Já a monografia “A Importância do Exército Brasileiro ao Longo da História Política do Brasil: De sua Criação até os Dias Atuais”, de 2019, do capitão Michael Pinheiro da Silva, reforça uma ideia golpista recorrente nos últimos anos do Brasil: a de que o Exército Brasileiro deve atuar como um poder moderador. 

Na seção de objetivos da monografia, o capitão destaca a importância do exército “durante o desenvolvimento [da] História Política Nacional, sendo o fiel moderador e responsável pela estabilidade nacional”.  O trabalho também defende que o golpe de 1964 foi uma resposta “legítima e necessária às ameaças internas”.

O trabalho foi apresentado na escola Escola de Aperfeiçoamento de Oficiais em 2019. Silva recebeu, em 2023, a Medalha Marechal Trompowsky por exercer a função de docente em estabelecimento de Ensino do Sistema de Educação e Cultura do Exército. 

A comenda tem como propósito condecorar personalidades que prestaram relevantes serviços ao Magistério do Exército.

Mentalidade intervencionista persiste na democracia

Embora muito presente nas monografias, a tese de poder moderador do exército já foi refutada tanto pela Câmara dos Deputados quanto pelo Supremo Tribunal Federal. Em junho de 2023, a Câmara emitiu um parecer esclarecendo que o artigo 142 da Constituição não autoriza a intervenção militar, reforçando que as Forças Armadas não têm poder para arbitrar conflitos entre os poderes. 

Já em abril deste ano, o STF, por unanimidade, decidiu que o mesmo artigo não concede poder moderador aos militares, reafirmando que eles não podem intervir nos três poderes da República. Ainda assim, dentro das instituições militares brasileiras, a intervenção é vista como uma resposta legítima às crises políticas. 

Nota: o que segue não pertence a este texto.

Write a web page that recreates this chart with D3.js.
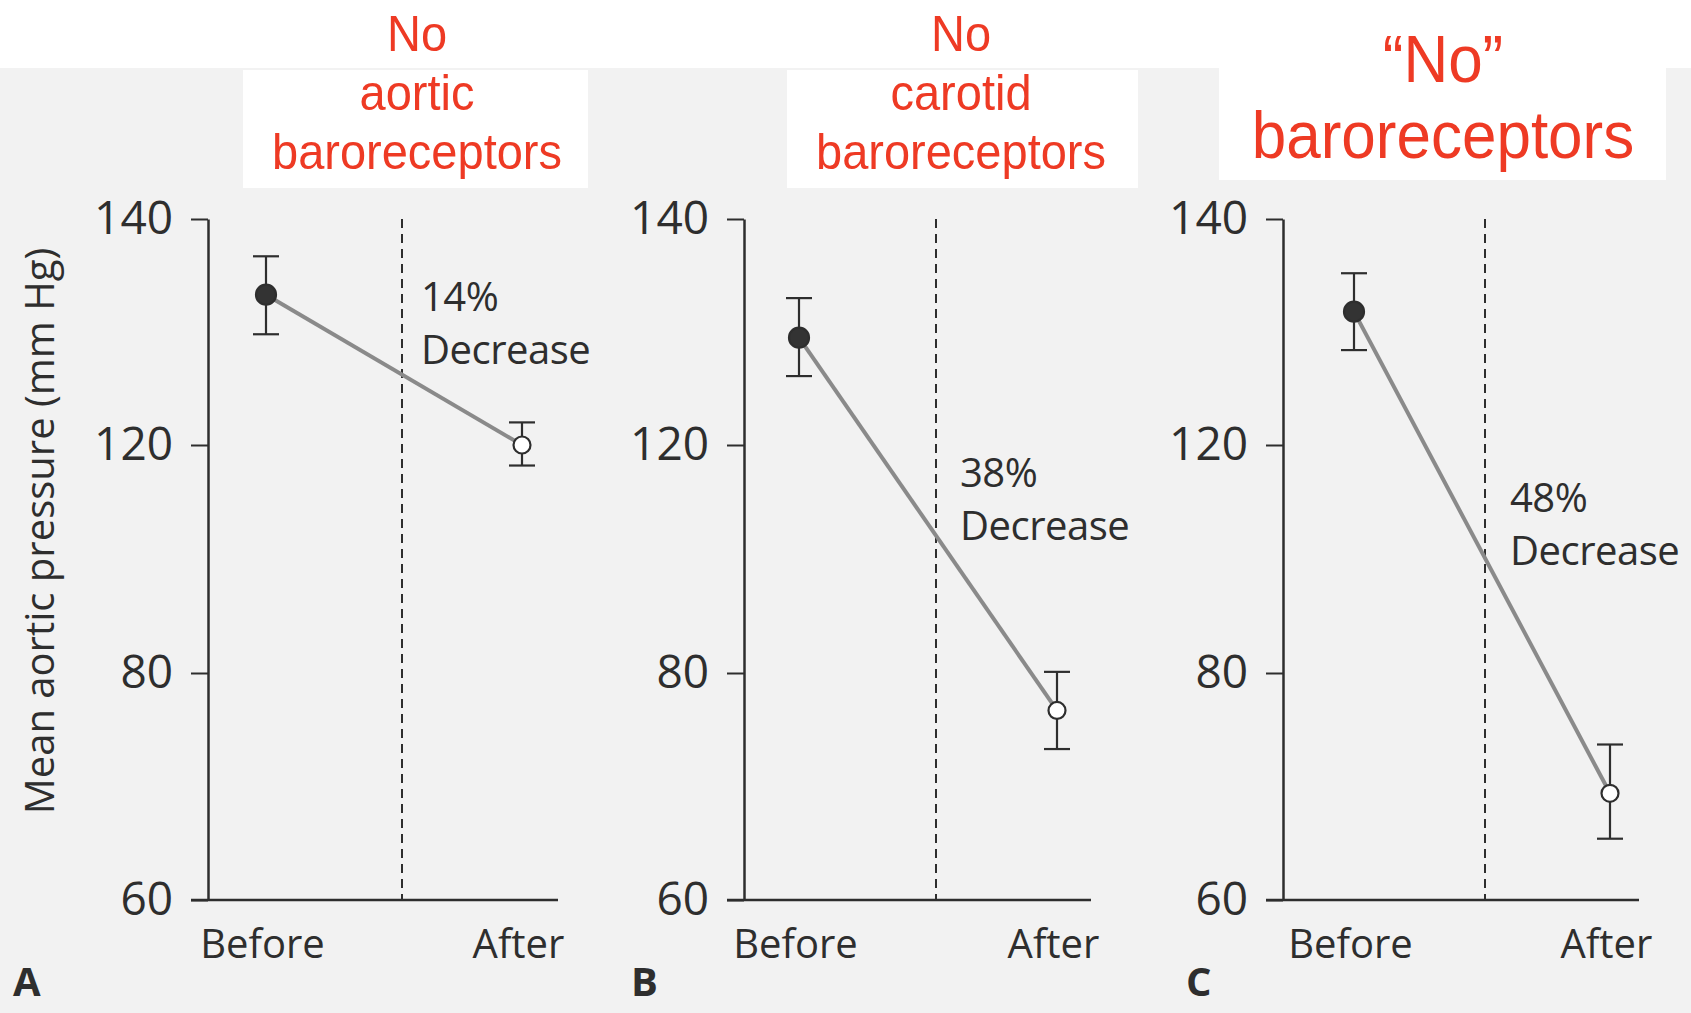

Para o antropólogo Piero Leirner, pesquisador das Forças Armadas há mais de 20 anos e professor da Universidade Federal de São Carlos, esses trabalhos estão “fora do propósito” de uma formação tática ou estratégica, que deveria ser o foco das escolas do exército —  e são, na verdade, “puro suco ideológico” e um guia operacional para ação política em esferas que não dizem respeito à atuação das Forças Armadas. 

Leirner afirma que essa visão é internalizada e perpetuada por doutrinas e rituais militares.  “Essas coisas são elaboradas no topo, mas descem na hierarquia. Isso está embutido em todo regime de formação deles”, explica. 

Ele argumenta que essa ideologia é uma forma de compensar a falta de uma identidade sólida e controle sobre a cadeia de comando, resultando em um narcisismo que vê a positividade da nação como uma projeção dos próprios valores dos militares. “Para mim, seria preciso muito divã sociológico para resolver isso”, completou.

Para Robson Augusto, sociólogo, militar da reserva e editor da Revista Sociedade Militar, a identidade militar é moldada em um ambiente isolado, onde os jovens oficiais são incentivados a adotar a visão do superior para avançar em suas carreiras.

 “Os jovens oficiais são ensinados nas academias dentro de um ambiente isolado do mundo exterior, e existe um grande estímulo à homogeneidade. ‘Se o general pensa assim eu tenho que pensar assim para ser um bom oficial, pra chegar lá’. A confiança na liderança é imposta, e a crença nas decisões do superior é essencial, mesmo sem verificação”, afirmou o sociólogo.

Ele também aponta que essa mentalidade se estende para aspectos políticos e sociais: poucos oficiais discutem publicamente os riscos das ideias de “poder moderador” ou “intervenção militar”. “Na minha visão, esse pensamento deve perdurar ainda por vários anos”, argumenta.